• _EXERCISE DETAILS_:
From the first line of the listing below, retype each line up to and including the one with "35, 40, 45]"; pictures stay out.

═══

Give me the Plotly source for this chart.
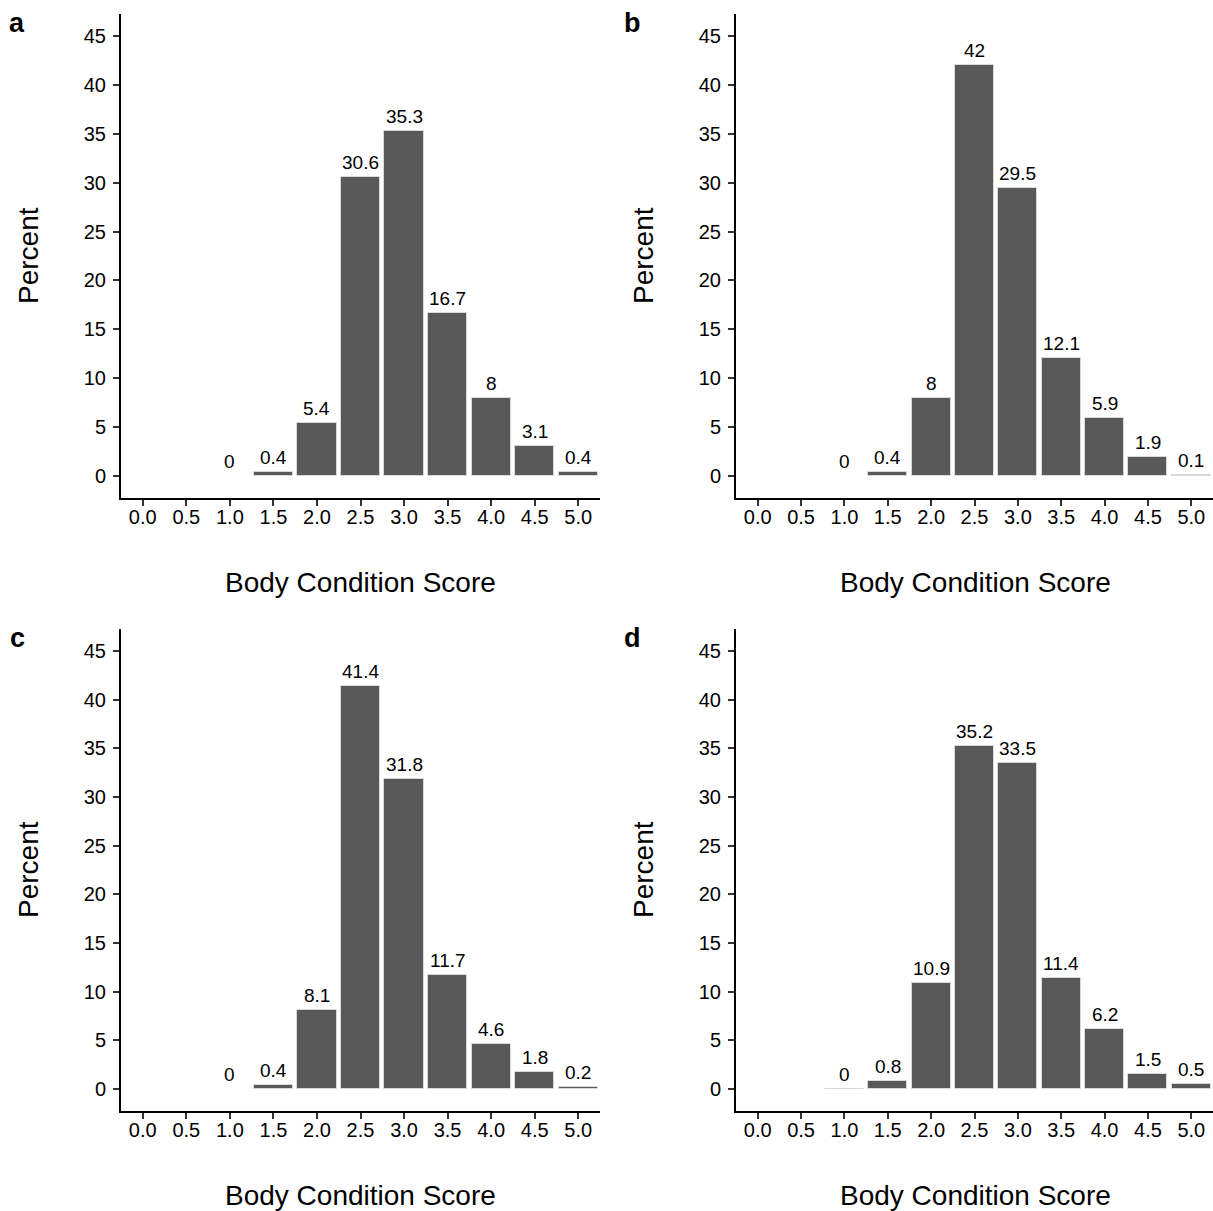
import plotly.graph_objects as go

W, H = 1213, 1211

scores = [1.0, 1.5, 2.0, 2.5, 3.0, 3.5, 4.0, 4.5, 5.0]
tick_vals = [0.0, 0.5, 1.0, 1.5, 2.0, 2.5, 3.0, 3.5, 4.0, 4.5, 5.0]
tick_text = ["0.0", "0.5", "1.0", "1.5", "2.0", "2.5", "3.0", "3.5", "4.0", "4.5", "5.0"]
y_ticks = [0, 5, 10, 15, 20, 25, 30, 35, 40, 45]

panel_a = [0, 0.4, 5.4, 30.6, 35.3, 16.7, 8, 3.1, 0.4]
panel_b = [0, 0.4, 8, 42, 29.5, 12.1, 5.9, 1.9, 0.1]
panel_c = [0, 0.4, 8.1, 41.4, 31.8, 11.7, 4.6, 1.8, 0.2]
panel_d = [0.04, 0.8, 10.9, 35.2, 33.5, 11.4, 6.2, 1.5, 0.5]

panels = [("a", panel_a), ("b", panel_b), ("c", panel_c), ("d", panel_d)]

FONT = "Liberation Sans, Arial, sans-serif"

# pixel geometry of each plotting panel: (left, right, top, bottom)
geom = [
    (121, 600, 14, 498),
    (736, 1213, 14, 498),
    (121, 600, 629, 1111),
    (736, 1213, 629, 1111),
]

fig = go.Figure()
annotations = []

def fmt(v):
    return f"{round(v, 1):g}"

for i, ((letter, vals), (l, r, t, b)) in enumerate(zip(panels, geom)):
    n = i + 1
    xa = "x" if n == 1 else f"x{n}"
    ya = "y" if n == 1 else f"y{n}"
    fig.add_trace(go.Bar(
        x=scores, y=vals, width=0.45,
        marker=dict(color="#595959",
                    line=dict(color="#d9d9d9",
                              width=[0 if v == 0 else 1 for v in vals])),
        xaxis=xa, yaxis=ya, showlegend=False, hoverinfo="x+y",
    ))
    for xv, yv in zip(scores, vals):
        annotations.append(dict(
            x=xv, y=yv, xref=xa, yref=ya, text=fmt(yv), showarrow=False,
            yanchor="bottom", xanchor="center", yshift=2,
            font=dict(family=FONT, size=19, color="black"),
        ))
    axis_common = dict(
        showline=True, linecolor="black", linewidth=2,
        ticks="outside", ticklen=6, tickwidth=1.5, tickcolor="#333333",
        showgrid=False, zeroline=False,
        tickfont=dict(family=FONT, size=20, color="black"),
    )
    fig.update_layout({
        ("xaxis" if n == 1 else f"xaxis{n}"): dict(
            domain=[l / W, r / W], anchor=ya, range=[-0.25, 5.25],
            tickvals=tick_vals, ticktext=tick_text,
            ticklabelstandoff=-6, **axis_common),
        ("yaxis" if n == 1 else f"yaxis{n}"): dict(
            domain=[1 - b / H, 1 - t / H], anchor=xa, range=[-2.25, 47.25],
            tickvals=y_ticks, ticklabelstandoff=3, **axis_common),
    })
    # panel letter
    annotations.append(dict(
        x=(l - 104) / W, y=1 - (t + 9) / H, xref="paper", yref="paper",
        text=f"<b>{letter}</b>", showarrow=False, xanchor="center", yanchor="middle",
        font=dict(family=FONT, size=27, color="black"),
    ))
    # y title
    annotations.append(dict(
        x=(l - 93) / W, y=1 - ((t + b) / 2) / H, xref="paper", yref="paper",
        text="Percent", textangle=-90, showarrow=False,
        xanchor="center", yanchor="middle",
        font=dict(family=FONT, size=28, color="black"),
    ))
    # x title
    annotations.append(dict(
        x=((l + r) / 2 + (1 if n % 2 == 0 else 0)) / W, y=1 - (b + 84) / H,
        xref="paper", yref="paper",
        text="Body Condition Score", showarrow=False,
        xanchor="center", yanchor="middle",
        font=dict(family=FONT, size=28, color="black"),
    ))

fig.update_layout(
    width=W, height=H, margin=dict(l=0, r=0, t=0, b=0),
    paper_bgcolor="white", plot_bgcolor="white",
    annotations=annotations, bargap=0,
)

fig.write_html(
    "out.html",
    config={"displayModeBar": False},
    post_script="document.body.style.margin='0';document.body.style.overflow='hidden';",
)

═══

• _SOLUTION TO THE PROBLEM_:
Give me the Plotly source for this chart.
import plotly.graph_objects as go

W, H = 1213, 1211

scores = [1.0, 1.5, 2.0, 2.5, 3.0, 3.5, 4.0, 4.5, 5.0]
tick_vals = [0.0, 0.5, 1.0, 1.5, 2.0, 2.5, 3.0, 3.5, 4.0, 4.5, 5.0]
tick_text = ["0.0", "0.5", "1.0", "1.5", "2.0", "2.5", "3.0", "3.5", "4.0", "4.5", "5.0"]
y_ticks = [0, 5, 10, 15, 20, 25, 30, 35, 40, 45]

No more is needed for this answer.